The drop in overall crab abundance this year was not the result of overfishing. The 2012 commercial bay-wide crab harvest is estimated to be 56.1 million pounds. This is a decrease of about 11 million pounds from 2011 and is well below the safe-harvest target level.

That the harvest did not increase is a strong indication that the record-shattering number of baby crabs recorded last winter did not end up on the dinner table, as anticipated, when they reached market size late last summer.

One possible factor that may have prevented last year’s juveniles from fully materializing in the 2012 harvest was an unusually large influx of juvenile red drum (known as puppy drum) into warm Bay waters last summer that may have feasted on baby crabs. In fact, Virginia’s recreational anglers last year caught and released an astounding 2.5 million puppy drum, a vast increase from the 61,000 that were reported caught and released in 2011 and the 28,000 reported in 2010, according to the federal Marine Recreational Information Program.

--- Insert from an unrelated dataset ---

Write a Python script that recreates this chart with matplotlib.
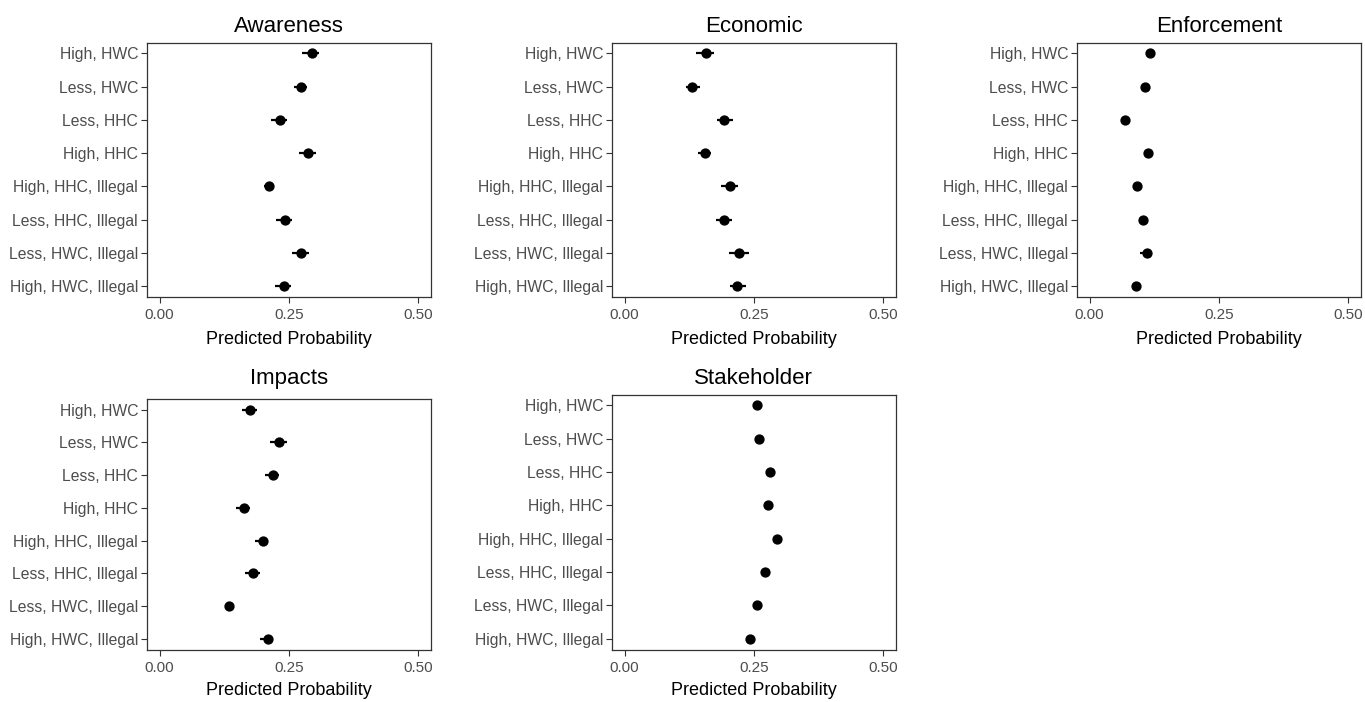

VIMS Professor Rom Lipcius says “There is a good chance that these fish had an impact on last year’s record year class. Puppy drum are opportunistic feeders and will target high density food sources, and juvenile crabs last year were found in high densities. I was expecting a reduced number of juvenile crabs this year. Lower spawning stock numbers in 2012 may have combined with environmental factors to dampen reproduction this year.”

Maryland estimates its 2012 red drum harvest to be nearly 300,000 fish, as compared to less than 3,000 a year in 2010 and 2011. Red drum are not as prevalent in northern Bay waters.

Harvest restrictions

In light of the substantial drop in overall blue crab abundance due to a poor reproductive year, the three jurisdictions that manage crabs in the Bay and its tributaries—Virginia, Maryland and the Potomac River Fisheries Commission—agree harvest restrictions of approximately 10% are necessary this year.

The Virginia Marine Resources Commission will consider returning the female crab season closure to Nov. 21, from last year’s Dec. 15 closure. The survey results appear to preclude the reopening of Virginia’s blue crab winter dredge fishery, which has been closed since 2008.

One conservation measure already implemented for the 2013 crab season is a daily bushel limit that is expected to reduce Virginia’s harvest. This will be the first time in Virginia’s history that yearlong daily bushel limits will restrict a harvester’s catch. The limits vary from 27-55 bushels a day, depending on how many crab pots a license holder is permitted.

Maryland will examine shortening its crab season and adjusting daily bushel limits to achieve the necessary harvest reduction.

The Potomac River Fisheries Commission will consider enacting daily bushel limits and an expanded mid-season closure for the harvest of female crabs.

“The results of this year’s winter dredge survey are by no means ideal, however, our strong management framework includes a buffer that allows the population to fluctuate within a safe threshold,” said John Griffin, Secretary of Maryland’s Department of Natural Resources. “In fact, the conservation measures we first put into place in 2008 were designed to allow for the naturally occurring fluctuations crabs are known for and ensure a sustainable seafood industry.”

Conducted annually by VIMS and the Maryland Department of Natural Resources since 1990, the winter dredge survey employs crab dredges to sample blue crabs at 1,500 sites throughout the Chesapeake Bay from December through March. By sampling during winter when blue crabs are buried in the mud and stationary, scientists can develop, with good precision, estimates of the number of crabs present in the Bay.